Recovering the lost gems of Indian cinema was no less and painstaking task for PK Nair than his French counterpart, Langlois. Paramesh Krishnan Nair, who was born and brought up in Thiruvananthapuram, a city which was thriving with art, culture and, most importantly, black and white motion pictures in the 40s, soon realised his call for movies at a young age and started chasing his dream to become a filmmaker soon after his graduation. The curious boy who ardently collected counterfoils of movie tickets soon set foot in city of dream sellers, Bombay as a young man. After a few failed attempts, PK Nair managed to have some hand on experience in the filmmaking process under the stalwarts like Mehboob Khan, Bimal Roy and Hrishikesh Mukherjee. But, as he ventured deep into the old Bombay fortress of the cinema industry, he had an epiphanic realisation that he was not cut out to be a filmmaker. A meeting with Jean Bhownagary of Films Division of India cleared the clouds of the ambivalent young man and PK Nair joined the Film and Television Institute of India as a research assistant in 1961.
Around the same time, major filmmaking nations around the world had recognised films as a capsule of memory, that encapsulating and traverse the particular cultural, political and social parameters into the hands of future generations. Film archives were set up in many parts of the world and sadly in India, one of the largest filmmaking nations by then, such archival efforts had been never heard of. The gems of the history of Indian cinema, like Raja Harishchandra, the first ever Indian feature film made by Dadasaheb Phalke in 1913, was left to rest in peace in some unknown cellars awaiting destruction and complete oblivion. Original film prints of many pioneer movies were either turned into powder or were burnt and some other films were stripped of their silver and metamorphosed into ladies bangles and curios. When PK Nair and his team started working under the newly formed National Film Archive of India, Pune in 1964, about 70 per cent of movies made before 1950 were lost forever.

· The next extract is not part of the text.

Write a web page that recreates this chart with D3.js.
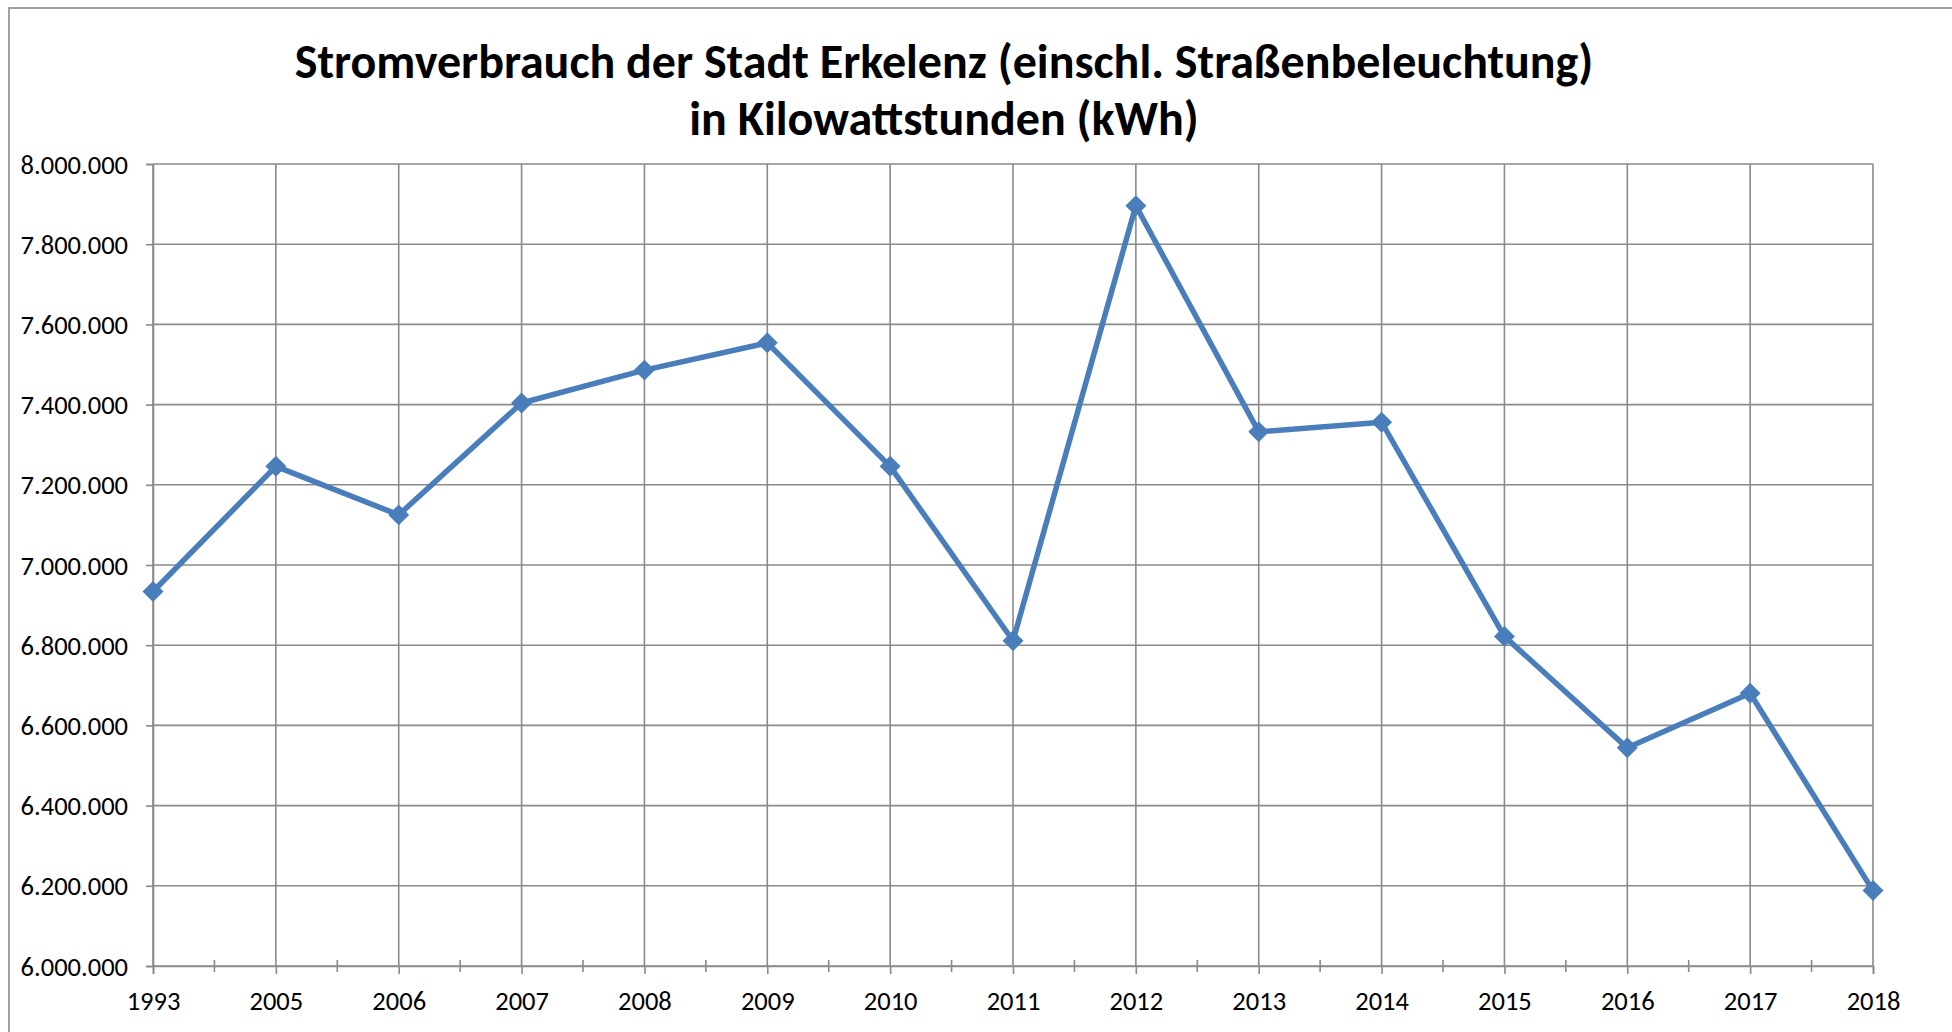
<!DOCTYPE html>
<html>
<head>
<meta charset="utf-8">
<script src="https://cdn.jsdelivr.net/npm/d3@7"></script>
<style>
    body { margin: 0; background: #fff; }
    svg { display: block; }
    text { font-family: Carlito, Calibri, Lato, "Open Sans", sans-serif; fill: #000; }
</style>
</head>
<body>
<div id="chart"></div>
<script>
// data
const years = ["1993", "2005", "2006", "2007", "2008", "2009", "2010", "2011",
    "2012", "2013", "2014", "2015", "2016", "2017", "2018"];
const kwh = [6934000, 7246000, 7125000, 7404000, 7486000, 7554000, 7246000, 6811000,
    7896000, 7332000, 7356000, 6822000, 6544000, 6680000, 6188000];
const yTicks = [6000000, 6200000, 6400000, 6600000, 6800000, 7000000, 7200000,
    7400000, 7600000, 7800000, 8000000];
const titleLines = ["Stromverbrauch der Stadt Erkelenz (einschl. Straßenbeleuchtung)",
    "in Kilowattstunden (kWh)"];

const W = 1952, H = 1032;
const margin = { top: 164, right: 79, bottom: 66, left: 153 },
    width = W - margin.left - margin.right,
    height = H - margin.top - margin.bottom;

const grid = "#8a8a8a";
const blue = "#4a7ebb";

const de = d3.formatLocale({ decimal: ",", thousands: ".", grouping: [3], currency: ["", " €"] });
const fmt = de.format(",d");

const root = d3.select("#chart")
    .append("svg")
    .attr("width", W)
    .attr("height", H);

// chart area border (runs off the right and bottom of the picture)
root.append("rect")
    .attr("x", 9).attr("y", 8)
    .attr("width", W + 20).attr("height", H + 20)
    .attr("fill", "#fff")
    .attr("stroke", grid)
    .attr("stroke-width", 1.6);

// title, kept to the width of the original
const titleWidths = [1299, 508];
const titleBase = [78, 135];
titleLines.forEach((t, i) => {
    const el = root.append("text")
        .attr("x", 944)
        .attr("y", titleBase[i])
        .attr("text-anchor", "middle")
        .style("font-size", "48px")
        .style("font-weight", "bold")
        .text(t);
    const w = el.node().getComputedTextLength();
    if (w > titleWidths[i] * 1.02) {
        el.attr("textLength", titleWidths[i]).attr("lengthAdjust", "spacingAndGlyphs");
    }
});

const svg = root.append("g")
    .attr("transform", `translate(${margin.left}, ${margin.top})`);

const x = d3.scalePoint()
    .domain(years)
    .range([0, width]);

const y = d3.scaleLinear()
    .domain([6000000, 8000000])
    .range([height, 0]);

// horizontal gridlines
svg.append("g")
    .selectAll("line")
    .data(yTicks)
    .join("line")
    .attr("x1", 0).attr("x2", width)
    .attr("y1", d => y(d)).attr("y2", d => y(d))
    .attr("stroke", grid)
    .attr("stroke-width", 1.6);

// vertical gridlines
svg.append("g")
    .selectAll("line")
    .data(years)
    .join("line")
    .attr("x1", d => x(d)).attr("x2", d => x(d))
    .attr("y1", 0).attr("y2", height)
    .attr("stroke", grid)
    .attr("stroke-width", 1.6);

// Y axis
const yAxis = svg.append("g")
    .call(d3.axisLeft(y).tickValues(yTicks).tickFormat(fmt).tickSize(7).tickPadding(18));
yAxis.select(".domain").attr("stroke", grid).attr("stroke-width", 1.6);
yAxis.selectAll(".tick line").attr("stroke", grid).attr("stroke-width", 1.6);
yAxis.selectAll("text")
    .style("font-size", "26.5px")
    .attr("fill", "#000")
    .attr("dy", "0.34em");

// X axis
const xAxis = svg.append("g")
    .attr("transform", `translate(0, ${height})`)
    .call(d3.axisBottom(x).tickSize(8).tickPadding(17));
xAxis.select(".domain").attr("stroke", grid).attr("stroke-width", 1.6);
xAxis.selectAll(".tick line").attr("stroke", grid).attr("stroke-width", 1.6);
xAxis.selectAll("text")
    .style("font-size", "26.5px")
    .attr("fill", "#000");

// small ticks between the categories
const step = x.step();
xAxis.append("g")
    .selectAll("line")
    .data(years.slice(1))
    .join("line")
    .attr("x1", d => x(d) - step / 2).attr("x2", d => x(d) - step / 2)
    .attr("y1", -6).attr("y2", 6)
    .attr("stroke", grid)
    .attr("stroke-width", 1.6);

// the line
const pts = years.map((d, i) => ({ year: d, value: kwh[i] }));

svg.append("path")
    .datum(pts)
    .attr("fill", "none")
    .attr("stroke", blue)
    .attr("stroke-width", 5.5)
    .attr("stroke-linejoin", "round")
    .attr("d", d3.line().x(d => x(d.year)).y(d => y(d.value)));

// diamond markers
svg.append("g")
    .selectAll("path")
    .data(pts)
    .join("path")
    .attr("d", d3.symbol().type(d3.symbolSquare).size(220))
    .attr("transform", d => `translate(${x(d.year)}, ${y(d.value)}) rotate(45)`)
    .attr("fill", blue);
</script>
</body>
</html>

Like elsewhere in the world, first Indian movies were made by businessmen and investors who found the new form of entertainment profitable and neither they bothered about preserving their work for the future nor they had the expertise to keep the highly inflammable nitrate prints from burning into ashes. Even though the NFAI started as a body primarily to keep the award winning Indian movies every year, PK Nair started a crusade to locate, recover, restore and preserve all the Indian movies which had any kind of historic relevance associated with it. It was a painstaking and exhaustive task as many of the prints were buried under stacks of scraps in abandoned godowns or dusty and dark attics. After more than four years of hard work PK Nair managed to recover bits and pieces of India’s first feature film Raja Harishchandra directed by Phalke with the help of Phalke’s family. An another breakthrough came when he managed to recover Kaliya Mardan, Phalke’s 1919 film, during a similar adventurous reel hunting through the filmmaker’s premises. With the help of a handwritten book of Phalke he dug out during one of his visits to the Phalke house, PK Nair put together the broken pieces of India’s first feature film and saved it and the country’s cinematic heritage from imminent oblivion and shame.

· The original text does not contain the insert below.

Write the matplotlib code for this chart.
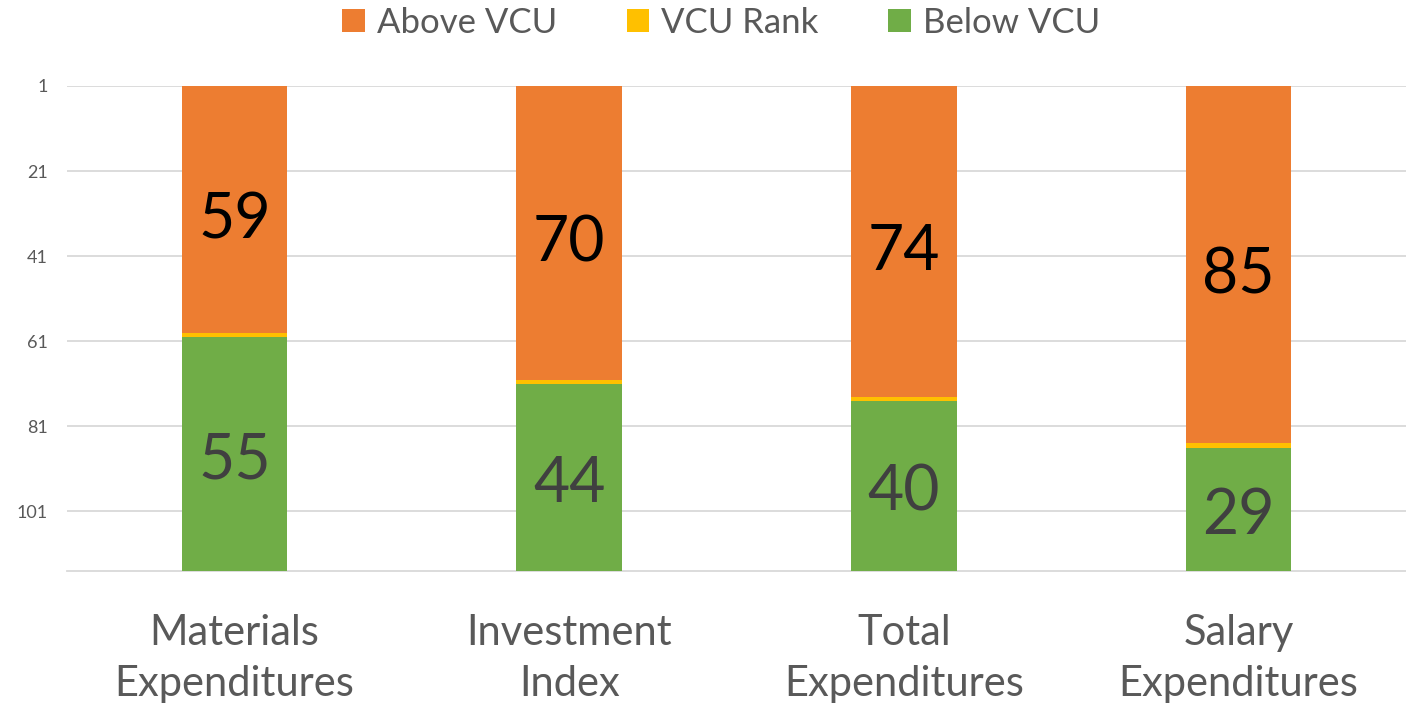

Locating and recovering other Indian movies made in the 30s and 40s in various Indian languages were more herculean task than recovering Phalke’s films. PK Nair reached out into remote godowns, scrap bazaars, impermeable vaults of abandoned studios, ghostly attics, and even cow sheds scattered the length and breadth of the country. Muraliwala (1927), Sati Savitri (1927), some of the Prabhath film studio classics like Sant Tukaram, Sant Dnyaneshwar (1940), Sant Sakhu (1941), Bombay Talkies films like Jeevan Naiya (1936), Bandhan (1940), Kangan (1939), Achhut Kanya (1936), Kismet (1943), SS Vasan’s Chandralekha (1948), and Uday Shankar’s Kalpana (1948) are among some of the milestones of Indian cinema saved and restored by PK Nair. As a professional archivist, PK Nair believed and endorsed his French alter ego Henri Langlois’s vision, “Only when film archives of different countries will have established regular exchanges will one be finally able to know the true history of cinema,” and established and maintained an effective networking with other major archives around the world, a decisive move that brought “lost films” even from abroad into the NFAI repository. Movies like Kanjibhai Rathod’s silent film Sukanya Savitri (1922) were retrieved from Thailand with the help of Thai archive. The legend goes on so far that PK Nair, with a personal understanding with the foreign agencies and archives, used to make copies of precious classics that came for archival or film festival screenings to the FTII, only to strengthen the NFAI library day by day, and brick by brick. Even though the plausibility of this legend cannot be verified, FTII students and alumni still remember how Nair Saab had arranged the much awaited screenings of rare world movies during his tenure. By the time PK Nair stepped down from NFAI as the chairman in 1991, the archival collection hit nearly 12,000 titles.
PK Nair was never that stereotypical and stubborn librarian reluctant to give away books for readers. Recovering and restoring lost movies at one end with intense passion and immense energy, he had also planted the seeds of a healthy screening culture within NFAI. PK Nair was keen to make available the rare gems of Indian and world cinema he had salvaged and restored through various public screenings. What began as a haunting obsession of an 8 year old boy while sitting inside the tent cinema carpeted with white sand in his home town, Thiruvananthapuram, led him all the way to the heart of India and its arteries in search of the nation’s rich but lost cinematic heritage. For some, cinema is not just an audiovisual phenomenon that narcotically drowns all our worst fears and worries, but a capsule of memory in which the space and time corresponds to a particular person, time or place encapsulate the entire cultural, political, social, and most importantly, emotional values. PK Nair conceived the idea of cinema as such and executed the concept of archiving films as memories as the title of his collection of essays aptly implies, Yesterday’s Films For Tomorrow.